**Given material**

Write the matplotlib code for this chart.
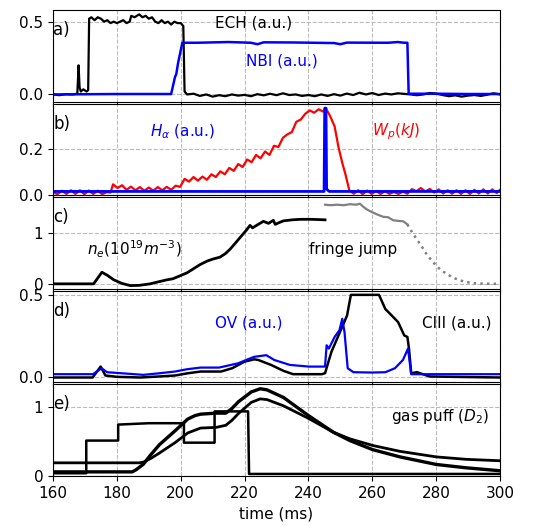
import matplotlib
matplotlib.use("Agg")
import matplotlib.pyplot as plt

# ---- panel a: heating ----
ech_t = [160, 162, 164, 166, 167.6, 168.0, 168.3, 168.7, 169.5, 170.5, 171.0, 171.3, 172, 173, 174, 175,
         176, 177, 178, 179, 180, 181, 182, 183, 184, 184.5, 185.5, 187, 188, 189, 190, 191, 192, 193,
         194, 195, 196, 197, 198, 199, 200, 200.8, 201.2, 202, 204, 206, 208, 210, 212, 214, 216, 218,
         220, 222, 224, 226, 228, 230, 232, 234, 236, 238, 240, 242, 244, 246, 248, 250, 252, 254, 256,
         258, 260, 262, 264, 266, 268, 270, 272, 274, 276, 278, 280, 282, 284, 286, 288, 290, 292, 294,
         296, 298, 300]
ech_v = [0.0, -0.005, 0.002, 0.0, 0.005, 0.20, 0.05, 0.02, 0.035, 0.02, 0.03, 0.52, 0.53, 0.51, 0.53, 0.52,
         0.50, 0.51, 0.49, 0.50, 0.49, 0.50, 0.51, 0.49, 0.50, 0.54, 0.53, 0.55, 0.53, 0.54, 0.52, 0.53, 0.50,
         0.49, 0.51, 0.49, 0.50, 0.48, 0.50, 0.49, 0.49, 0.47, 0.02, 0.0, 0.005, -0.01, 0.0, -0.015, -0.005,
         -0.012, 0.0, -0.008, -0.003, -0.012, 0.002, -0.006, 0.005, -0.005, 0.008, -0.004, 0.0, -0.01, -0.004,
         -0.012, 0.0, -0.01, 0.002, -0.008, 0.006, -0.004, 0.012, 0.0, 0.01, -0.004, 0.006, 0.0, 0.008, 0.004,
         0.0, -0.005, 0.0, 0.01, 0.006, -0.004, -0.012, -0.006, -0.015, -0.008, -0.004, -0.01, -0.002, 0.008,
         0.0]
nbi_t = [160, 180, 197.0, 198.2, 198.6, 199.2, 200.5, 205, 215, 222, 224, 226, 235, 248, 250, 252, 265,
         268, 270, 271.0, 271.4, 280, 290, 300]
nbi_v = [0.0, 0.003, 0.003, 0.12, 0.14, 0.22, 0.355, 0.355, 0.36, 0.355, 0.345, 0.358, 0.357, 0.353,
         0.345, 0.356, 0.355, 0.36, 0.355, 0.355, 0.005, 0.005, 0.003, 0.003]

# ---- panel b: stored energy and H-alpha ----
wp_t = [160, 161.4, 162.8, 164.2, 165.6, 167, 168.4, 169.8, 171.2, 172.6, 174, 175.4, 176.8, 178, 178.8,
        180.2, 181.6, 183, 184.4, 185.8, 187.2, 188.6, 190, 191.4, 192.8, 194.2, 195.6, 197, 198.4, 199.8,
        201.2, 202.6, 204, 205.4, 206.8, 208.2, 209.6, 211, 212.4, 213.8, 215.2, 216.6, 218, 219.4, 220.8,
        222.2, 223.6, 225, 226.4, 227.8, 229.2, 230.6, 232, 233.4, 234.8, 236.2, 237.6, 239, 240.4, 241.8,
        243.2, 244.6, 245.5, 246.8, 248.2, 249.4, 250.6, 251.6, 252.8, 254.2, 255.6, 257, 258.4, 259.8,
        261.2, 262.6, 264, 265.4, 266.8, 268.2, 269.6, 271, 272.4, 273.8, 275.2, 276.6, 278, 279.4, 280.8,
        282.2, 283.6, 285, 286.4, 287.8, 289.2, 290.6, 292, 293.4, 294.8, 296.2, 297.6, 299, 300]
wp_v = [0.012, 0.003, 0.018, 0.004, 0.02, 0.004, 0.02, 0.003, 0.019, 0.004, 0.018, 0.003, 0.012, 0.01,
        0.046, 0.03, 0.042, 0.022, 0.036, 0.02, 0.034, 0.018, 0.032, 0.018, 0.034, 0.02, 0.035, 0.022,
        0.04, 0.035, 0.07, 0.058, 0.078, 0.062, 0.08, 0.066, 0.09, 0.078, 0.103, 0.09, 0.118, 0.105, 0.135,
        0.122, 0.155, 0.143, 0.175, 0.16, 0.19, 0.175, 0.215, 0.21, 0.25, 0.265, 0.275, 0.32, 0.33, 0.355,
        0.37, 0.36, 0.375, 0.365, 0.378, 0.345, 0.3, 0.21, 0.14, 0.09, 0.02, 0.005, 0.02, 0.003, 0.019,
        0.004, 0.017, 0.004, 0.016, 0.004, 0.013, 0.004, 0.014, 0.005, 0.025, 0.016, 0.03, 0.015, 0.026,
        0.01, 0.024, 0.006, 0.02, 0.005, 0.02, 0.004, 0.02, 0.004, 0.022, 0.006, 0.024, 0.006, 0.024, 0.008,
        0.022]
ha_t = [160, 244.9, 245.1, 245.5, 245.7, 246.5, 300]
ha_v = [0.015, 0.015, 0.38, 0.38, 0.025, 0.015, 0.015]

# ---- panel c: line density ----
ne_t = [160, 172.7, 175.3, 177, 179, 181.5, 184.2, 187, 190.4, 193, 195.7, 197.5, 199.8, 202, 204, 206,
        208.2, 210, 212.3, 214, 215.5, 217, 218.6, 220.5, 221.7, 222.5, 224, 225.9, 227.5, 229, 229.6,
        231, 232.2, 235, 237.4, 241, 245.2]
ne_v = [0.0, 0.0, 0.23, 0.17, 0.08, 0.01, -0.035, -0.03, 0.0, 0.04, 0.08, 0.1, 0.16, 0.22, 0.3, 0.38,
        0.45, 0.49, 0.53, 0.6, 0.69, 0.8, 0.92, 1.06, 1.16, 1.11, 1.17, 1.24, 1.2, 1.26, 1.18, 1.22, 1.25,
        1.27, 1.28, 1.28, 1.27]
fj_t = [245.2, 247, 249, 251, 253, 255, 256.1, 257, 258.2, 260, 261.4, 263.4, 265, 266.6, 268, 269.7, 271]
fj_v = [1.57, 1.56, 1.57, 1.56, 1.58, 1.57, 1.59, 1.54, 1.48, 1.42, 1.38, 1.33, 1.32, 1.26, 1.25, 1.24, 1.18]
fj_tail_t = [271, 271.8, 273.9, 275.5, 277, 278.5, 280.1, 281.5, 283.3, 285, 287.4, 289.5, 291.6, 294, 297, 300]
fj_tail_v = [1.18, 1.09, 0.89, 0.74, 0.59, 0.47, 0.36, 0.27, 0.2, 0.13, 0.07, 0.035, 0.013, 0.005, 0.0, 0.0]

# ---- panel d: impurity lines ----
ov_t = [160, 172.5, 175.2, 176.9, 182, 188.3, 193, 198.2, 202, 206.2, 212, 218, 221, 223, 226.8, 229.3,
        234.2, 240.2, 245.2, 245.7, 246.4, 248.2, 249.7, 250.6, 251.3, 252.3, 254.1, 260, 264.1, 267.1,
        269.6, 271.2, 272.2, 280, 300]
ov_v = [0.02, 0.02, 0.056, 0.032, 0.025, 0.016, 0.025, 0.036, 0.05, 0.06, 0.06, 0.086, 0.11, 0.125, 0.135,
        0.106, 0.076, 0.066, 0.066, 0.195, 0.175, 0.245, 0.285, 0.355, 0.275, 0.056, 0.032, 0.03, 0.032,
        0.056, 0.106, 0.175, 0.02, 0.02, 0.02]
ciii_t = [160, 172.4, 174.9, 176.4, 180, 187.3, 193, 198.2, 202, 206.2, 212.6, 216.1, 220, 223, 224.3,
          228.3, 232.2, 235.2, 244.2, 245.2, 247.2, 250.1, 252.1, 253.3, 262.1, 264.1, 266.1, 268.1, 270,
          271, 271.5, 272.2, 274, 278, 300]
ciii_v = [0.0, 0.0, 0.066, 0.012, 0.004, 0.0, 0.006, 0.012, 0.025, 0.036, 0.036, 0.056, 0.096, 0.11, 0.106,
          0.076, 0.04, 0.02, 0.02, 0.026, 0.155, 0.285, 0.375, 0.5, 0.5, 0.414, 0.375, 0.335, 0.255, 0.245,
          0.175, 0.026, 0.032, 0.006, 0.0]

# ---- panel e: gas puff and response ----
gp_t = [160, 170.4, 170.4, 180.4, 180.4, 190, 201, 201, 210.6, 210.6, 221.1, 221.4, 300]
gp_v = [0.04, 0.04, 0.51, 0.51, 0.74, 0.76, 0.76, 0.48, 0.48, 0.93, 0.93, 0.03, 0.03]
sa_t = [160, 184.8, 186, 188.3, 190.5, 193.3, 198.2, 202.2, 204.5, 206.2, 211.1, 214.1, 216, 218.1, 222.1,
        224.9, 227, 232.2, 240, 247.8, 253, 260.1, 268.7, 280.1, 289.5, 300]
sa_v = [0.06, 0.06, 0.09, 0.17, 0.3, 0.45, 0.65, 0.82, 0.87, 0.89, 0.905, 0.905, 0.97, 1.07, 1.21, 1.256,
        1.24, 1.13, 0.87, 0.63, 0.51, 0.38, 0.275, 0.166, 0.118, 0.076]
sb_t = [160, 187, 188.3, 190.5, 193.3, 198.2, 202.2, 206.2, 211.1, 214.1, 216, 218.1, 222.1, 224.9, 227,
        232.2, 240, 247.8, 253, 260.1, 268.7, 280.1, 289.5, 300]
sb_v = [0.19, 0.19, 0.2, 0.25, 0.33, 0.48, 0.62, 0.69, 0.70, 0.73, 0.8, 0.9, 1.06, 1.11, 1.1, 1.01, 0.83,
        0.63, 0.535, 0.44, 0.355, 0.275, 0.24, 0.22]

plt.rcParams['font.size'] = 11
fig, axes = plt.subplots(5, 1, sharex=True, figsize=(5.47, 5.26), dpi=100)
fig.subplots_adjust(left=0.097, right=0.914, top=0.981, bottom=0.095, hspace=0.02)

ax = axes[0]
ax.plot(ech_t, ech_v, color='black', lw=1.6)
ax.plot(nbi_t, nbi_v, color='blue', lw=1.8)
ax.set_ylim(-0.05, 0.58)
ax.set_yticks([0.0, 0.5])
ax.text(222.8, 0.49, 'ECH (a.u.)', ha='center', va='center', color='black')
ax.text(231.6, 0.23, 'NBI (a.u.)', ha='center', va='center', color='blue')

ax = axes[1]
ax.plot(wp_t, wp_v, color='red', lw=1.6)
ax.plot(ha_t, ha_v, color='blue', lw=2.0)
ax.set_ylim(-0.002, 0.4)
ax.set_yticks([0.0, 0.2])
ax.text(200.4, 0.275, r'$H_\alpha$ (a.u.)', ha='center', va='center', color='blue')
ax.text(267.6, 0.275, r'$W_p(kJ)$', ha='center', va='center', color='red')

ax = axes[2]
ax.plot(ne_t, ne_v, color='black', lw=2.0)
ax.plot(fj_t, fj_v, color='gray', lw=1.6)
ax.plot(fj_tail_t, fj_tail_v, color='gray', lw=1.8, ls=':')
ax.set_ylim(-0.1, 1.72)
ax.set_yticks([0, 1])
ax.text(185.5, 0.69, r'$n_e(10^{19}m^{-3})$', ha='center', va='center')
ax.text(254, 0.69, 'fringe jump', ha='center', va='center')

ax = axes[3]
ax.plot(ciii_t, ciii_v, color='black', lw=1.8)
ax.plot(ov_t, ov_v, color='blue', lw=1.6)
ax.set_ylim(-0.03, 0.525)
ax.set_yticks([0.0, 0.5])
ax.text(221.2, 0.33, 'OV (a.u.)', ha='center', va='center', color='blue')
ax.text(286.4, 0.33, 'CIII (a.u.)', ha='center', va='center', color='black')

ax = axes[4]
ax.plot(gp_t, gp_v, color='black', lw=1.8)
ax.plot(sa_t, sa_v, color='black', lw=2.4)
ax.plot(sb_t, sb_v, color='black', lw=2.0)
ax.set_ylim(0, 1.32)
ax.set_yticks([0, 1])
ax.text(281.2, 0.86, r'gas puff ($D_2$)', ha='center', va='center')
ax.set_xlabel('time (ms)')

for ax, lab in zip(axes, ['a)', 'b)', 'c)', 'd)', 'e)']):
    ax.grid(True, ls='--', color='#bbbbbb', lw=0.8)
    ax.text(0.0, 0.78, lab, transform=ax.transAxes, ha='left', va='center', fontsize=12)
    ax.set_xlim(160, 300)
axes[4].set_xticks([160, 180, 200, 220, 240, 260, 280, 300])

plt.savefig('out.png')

**Required work**
Up to and including the line containing "import matplotlib.pyplot as plt", repeat every line from the start of the data, but none of the pictures.

**Answer to the task**
Write the matplotlib code for this chart.
import matplotlib
matplotlib.use("Agg")
import matplotlib.pyplot as plt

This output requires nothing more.